En efecto, si a un feto no le reconocemos el estatuto de persona, resulta arbitrario (como hace, por ejemplo, nuestro ordenamiento civil) reconocérselo a un niño que lleve separado del claustro materno veinticuatro horas (o veinticuatro minutos, o veinticuatro días, o incluso veinticuatro meses). Si por `persona´ entendemos a un ser humano con plena disposición de sus facultades motoras, sensoriales e intelectivas, en efecto un feto y un niño recién nacido son «moralmente equivalentes»: ninguno de los dos tiene conciencia de su existencia, ninguno de los dos puede sobrevivir sin ayuda, ninguno de los dos está plenamente formado, desde un punto de vista estrictamente morfológico. Siempre nos ha parecido un criterio ilógico declarar legal un aborto perpetrado hasta tal o cual semana de gestación e ilegal el aborto que se perpetra con posterioridad: un feto de un mes no es más ni menos persona que un feto de siete meses; y tampoco lo es más ni menos que un niño de uno o siete meses. No lo es, desde luego, si aplicamos el razonamiento estrictamente lógico (pero de una lógica del mal) que emplea la revista Journal of Medical Ethics. Pero tampoco lo es desde el reconocimiento de su dignidad moral intrínseca, que no puede fundarse en el mayor o menor grado de desarrollo orgánico, sino en su pertenencia a nuestra especie; y el hecho de que sea una vida gestante (esto es, desvalida, incapaz de sobrevivir fuera del claustro materno) no hace sino exigirnos una protección privilegiada de su dignidad, como nos la exige cualquier otro ser humano que demande ayuda para seguir viviendo, sea un niño recién nacido, un minusválido o un anciano.
En una de sus paradojas más brillantes y estremecedoras, Chesterton saludaba a los infanticidas como `pioneros progresistas´ capaces de llevar hasta sus últimas consecuencias los postulados que otros progresistas más remilgados defienden con expresiones sibilinas.
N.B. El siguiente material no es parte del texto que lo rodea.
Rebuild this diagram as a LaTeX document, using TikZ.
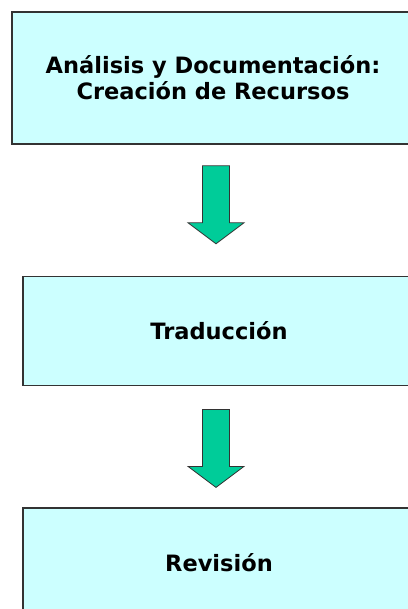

Para hacer su defensa paradójica del infanticida (para poner a la sociedad abortista ante el espejo de sus crímenes), Chesterton se mostraba dispuesto -en términos especulativos- a despojarse de los «remilgos morales» que defienden la vida. «Si lo que la cristiandad ha considerado moral no tiene sentido -afirma-, entonces deberíamos sentirnos libres de ignorar toda diferencia entre los hombres y los animales, y consecuentemente tratar a los hombres como animales». Nadie aplicaría un aborto a una gata o a una coneja: se deja, simplemente, que alumbre a su prole; y, si la prole es demasiado numerosa, o si incluye ejemplares enfermos, se los ahoga en una palangana y santas pascuas. «¿Por qué no hacer con los bebés lo mismo que con los gatos?», se pregunta Chesterton. Permitamos que lleguen al mundo, para después ahogar a los que no nos gustan. «Tal comportamiento -prosigue Chesterton- sería propia y razonablemente eugenésico, porque podríamos seleccionar a los mejores, o al menos a los más saludables, y sacrificar a aquellos a quienes se llama inadaptados». El infanticida es, en efecto, más `lógico´ que el mero abortista; y también, en cierto modo, más bizarro: es verdad que un niño recién nacido no puede defenderse, como le ocurre al niño gestante, pero para estrangularlo hay que cogerlo entre nuestras manos, hay que mirar su rostro, hay que sentir la temperatura de su piel.
Frente a estos pioneros progresistas que defienden el infanticidio nos ocurre como a Chesterton: nuestros abortistas se nos antojan débiles, indecisos y cobardes.